> **Written instruction**: Check each line of the data for "matplotlib" and select those that have it.

> **Data provided**:
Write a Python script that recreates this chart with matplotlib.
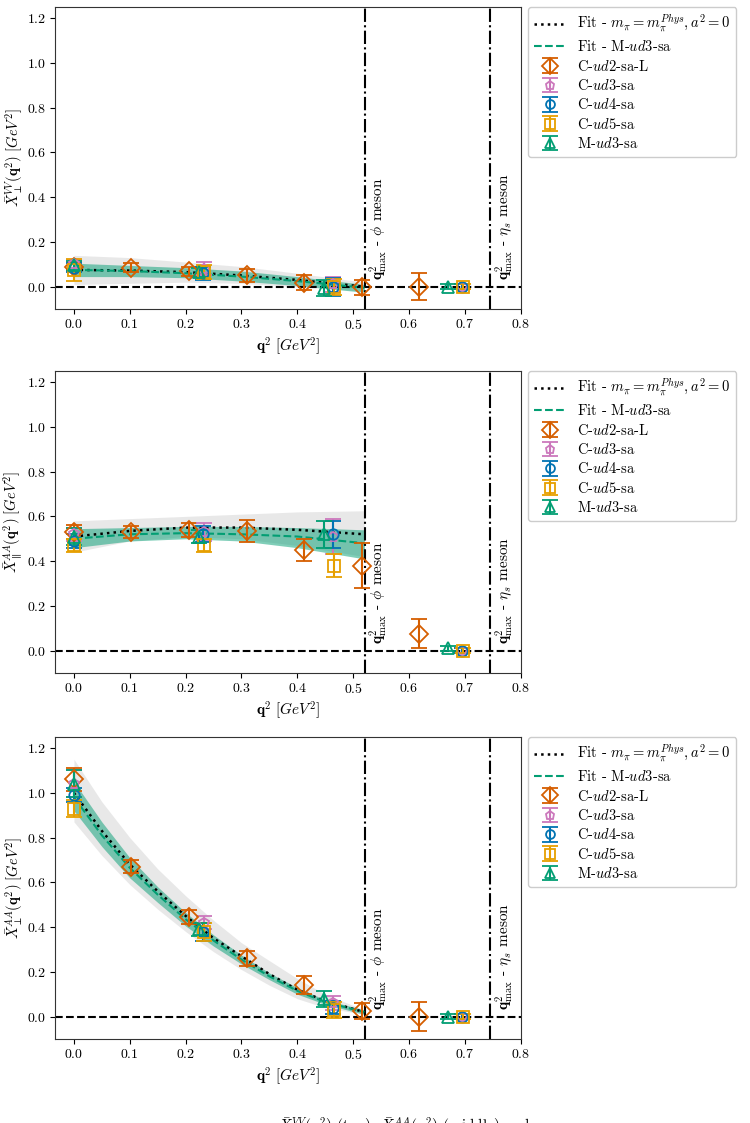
import matplotlib
matplotlib.use("Agg")
import matplotlib.pyplot as plt

plt.rcParams["font.family"] = "serif"
plt.rcParams["font.serif"] = ["cmr10"]
plt.rcParams["mathtext.fontset"] = "cm"
plt.rcParams["axes.formatter.use_mathtext"] = True
plt.rcParams["axes.unicode_minus"] = False

# series names and colours
labels = ["C-$ud2$-sa-L", "C-$ud3$-sa", "C-$ud4$-sa", "C-$ud5$-sa", "M-$ud3$-sa"]
colors = ["#D55E00", "#CC78BC", "#0173B2", "#E69F00", "#029E73"]
markers = ["D", "p", "o", "s", "^"]
msizes = [9.5, 7.5, 7.5, 8, 8]

# q^2 of each ensemble
q2 = [
    [0.0, 0.103, 0.206, 0.31, 0.412, 0.515, 0.618],
    [0.0, 0.232, 0.463, 0.695],
    [0.0, 0.231, 0.463, 0.695],
    [0.0, 0.233, 0.465, 0.697],
    [0.0, 0.224, 0.448, 0.67],
]

# panel 1 : X_perp^VV
vv_y = [
    [0.09, 0.085, 0.068, 0.05, 0.018, -0.003, 0.0],
    [0.10, 0.08, 0.01, 0.0],
    [0.085, 0.06, 0.0, 0.0],
    [0.075, 0.065, 0.0, 0.0],
    [0.095, 0.065, -0.005, 0.0],
]
vv_e = [
    [0.02, 0.02, 0.02, 0.03, 0.035, 0.035, 0.06],
    [0.02, 0.03, 0.035, 0.01],
    [0.02, 0.03, 0.04, 0.01],
    [0.05, 0.03, 0.035, 0.01],
    [0.02, 0.02, 0.035, 0.01],
]

# panel 2 : X_par^AA
apar_y = [
    [0.53, 0.53, 0.54, 0.535, 0.45, 0.38, 0.075],
    [0.52, 0.53, 0.51, 0.0],
    [0.49, 0.52, 0.52, 0.0],
    [0.47, 0.47, 0.38, 0.0],
    [0.51, 0.51, 0.52, 0.01],
]
apar_e = [
    [0.03, 0.025, 0.03, 0.05, 0.05, 0.1, 0.065],
    [0.03, 0.04, 0.08, 0.01],
    [0.03, 0.035, 0.06, 0.01],
    [0.03, 0.03, 0.05, 0.01],
    [0.04, 0.03, 0.06, 0.01],
]

# panel 3 : X_perp^AA
aperp_y = [
    [1.06, 0.67, 0.445, 0.26, 0.14, 0.025, 0.0],
    [1.04, 0.42, 0.06, 0.0],
    [0.99, 0.38, 0.04, 0.0],
    [0.93, 0.38, 0.03, 0.0],
    [1.04, 0.39, 0.08, 0.0],
]
aperp_e = [
    [0.05, 0.03, 0.03, 0.035, 0.04, 0.035, 0.065],
    [0.06, 0.03, 0.03, 0.01],
    [0.03, 0.04, 0.03, 0.01],
    [0.04, 0.04, 0.035, 0.01],
    [0.06, 0.03, 0.035, 0.01],
]

# fit curves
fit_x1 = [0.0, 0.1, 0.2, 0.3, 0.4, 0.52]
vv_phys = [0.075, 0.072, 0.065, 0.05, 0.03, 0.0]
vv_phys_hi = [0.14, 0.13, 0.11, 0.09, 0.06, 0.02]
vv_phys_lo = [0.01, 0.015, 0.02, 0.015, 0.0, -0.02]
vv_m = [0.075, 0.07, 0.06, 0.045, 0.025, -0.005]
vv_m_hi = [0.105, 0.095, 0.085, 0.07, 0.045, 0.01]
vv_m_lo = [0.045, 0.045, 0.04, 0.025, 0.005, -0.025]

apar_phys = [0.51, 0.535, 0.55, 0.55, 0.54, 0.52]
apar_phys_hi = [0.58, 0.59, 0.60, 0.61, 0.62, 0.625]
apar_phys_lo = [0.44, 0.49, 0.51, 0.50, 0.47, 0.42]
apar_m = [0.50, 0.52, 0.525, 0.52, 0.51, 0.48]
apar_m_hi = [0.545, 0.55, 0.555, 0.555, 0.55, 0.54]
apar_m_lo = [0.46, 0.49, 0.50, 0.49, 0.46, 0.41]

fit_x3 = [0.0, 0.05, 0.1, 0.15, 0.2, 0.25, 0.3, 0.35, 0.4, 0.45, 0.52]
aperp_phys = [1.0, 0.83, 0.68, 0.56, 0.45, 0.35, 0.27, 0.19, 0.12, 0.07, 0.02]
aperp_phys_hi = [1.15, 0.96, 0.80, 0.66, 0.54, 0.43, 0.33, 0.25, 0.17, 0.10, 0.03]
aperp_phys_lo = [0.87, 0.72, 0.59, 0.48, 0.38, 0.29, 0.21, 0.14, 0.08, 0.04, 0.01]
aperp_m = [0.98, 0.81, 0.665, 0.545, 0.435, 0.34, 0.255, 0.18, 0.115, 0.065, 0.02]
aperp_m_hi = [1.05, 0.87, 0.71, 0.58, 0.465, 0.365, 0.275, 0.195, 0.13, 0.075, 0.03]
aperp_m_lo = [0.92, 0.76, 0.62, 0.51, 0.405, 0.315, 0.235, 0.165, 0.10, 0.055, 0.01]

q2max_phi = 0.521
q2max_etas = 0.745

panels = [
    (r"$\bar{X}_{\perp}^{VV}(\mathbf{q}^2)\ [GeV^2]$", vv_y, vv_e, fit_x1,
     vv_phys, vv_phys_lo, vv_phys_hi, vv_m, vv_m_lo, vv_m_hi),
    (r"$\bar{X}_{\parallel}^{AA}(\mathbf{q}^2)\ [GeV^2]$", apar_y, apar_e, fit_x1,
     apar_phys, apar_phys_lo, apar_phys_hi, apar_m, apar_m_lo, apar_m_hi),
    (r"$\bar{X}_{\perp}^{AA}(\mathbf{q}^2)\ [GeV^2]$", aperp_y, aperp_e, fit_x3,
     aperp_phys, aperp_phys_lo, aperp_phys_hi, aperp_m, aperp_m_lo, aperp_m_hi),
]

fig = plt.figure(figsize=(7.5, 11.23), dpi=100)
bottoms = [0.7248, 0.4007, 0.0748]

for (ylab, ys, es, fx, ph, ph_lo, ph_hi, mm, mm_lo, mm_hi), b in zip(panels, bottoms):
    ax = fig.add_axes([0.0733, b, 0.621, 0.269])
    ax.fill_between(fx, ph_lo, ph_hi, color="0.75", alpha=0.35, lw=0, zorder=1)
    ax.fill_between(fx, mm_lo, mm_hi, color=colors[4], alpha=0.5, lw=0, zorder=2)
    ax.plot(fx, ph, ":", color="k", lw=1.8, zorder=3,
            label=r"Fit - $m_\pi = m_\pi^{Phys}, a^2 = 0$")
    ax.plot(fx, mm, "--", color=colors[4], lw=1.5, zorder=3, label="Fit - M-$ud3$-sa")
    for i in range(5):
        ax.errorbar(q2[i], ys[i], yerr=es[i], fmt=markers[i], ms=msizes[i],
                    mfc="none", mec=colors[i], color=colors[i], mew=1.3,
                    elinewidth=1.5, capsize=6, capthick=1.3, zorder=4,
                    label=labels[i])
    ax.axhline(0, color="k", ls="--", lw=1.5, zorder=2.5)
    ax.axvline(q2max_phi, color="k", ls="-.", lw=1.5)
    ax.axvline(q2max_etas, color="k", ls="-.", lw=1.5)
    ax.text(q2max_phi + 0.006, 0.03, r"$\mathbf{q}^2_{\rm max}$ - $\phi$ meson",
            rotation=90, ha="left", va="bottom", fontsize=11)
    ax.text(q2max_etas + 0.006, 0.03, r"$\mathbf{q}^2_{\rm max}$ - $\eta_s$ meson",
            rotation=90, ha="left", va="bottom", fontsize=11)
    ax.set_xlim(-0.034, 0.8)
    ax.set_ylim(-0.1, 1.25)
    ax.set_xticks([0.0, 0.1, 0.2, 0.3, 0.4, 0.5, 0.6, 0.7, 0.8])
    ax.set_yticks([0.0, 0.2, 0.4, 0.6, 0.8, 1.0, 1.2])
    ax.tick_params(labelsize=10, pad=3)
    ax.set_xlabel(r"$\mathbf{q}^2\ [GeV^2]$", fontsize=11, labelpad=2)
    ax.set_ylabel(ylab, fontsize=10.5, labelpad=1)
    for s in ax.spines.values():
        s.set_color("0.2")
    ax.legend(loc="upper left", bbox_to_anchor=(1.015, 1.0), fontsize=10.5,
              framealpha=1, edgecolor="0.8", handlelength=2.2, borderaxespad=0,
              markerscale=0.85, labelspacing=0.3)

# caption, cut by the page edge as in the source page
fig.text(0.37, -0.004,
         r"$\bar{X}^{VV}_{\perp}(\mathbf{q}^2)$ (top), $\bar{X}^{AA}_{\parallel}(\mathbf{q}^2)$ (middle) and",
         fontsize=11, va="center", ha="left")

fig.savefig("out.png", dpi=100)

> **Response to the task**:
Write a Python script that recreates this chart with matplotlib.
import matplotlib
matplotlib.use("Agg")
import matplotlib.pyplot as plt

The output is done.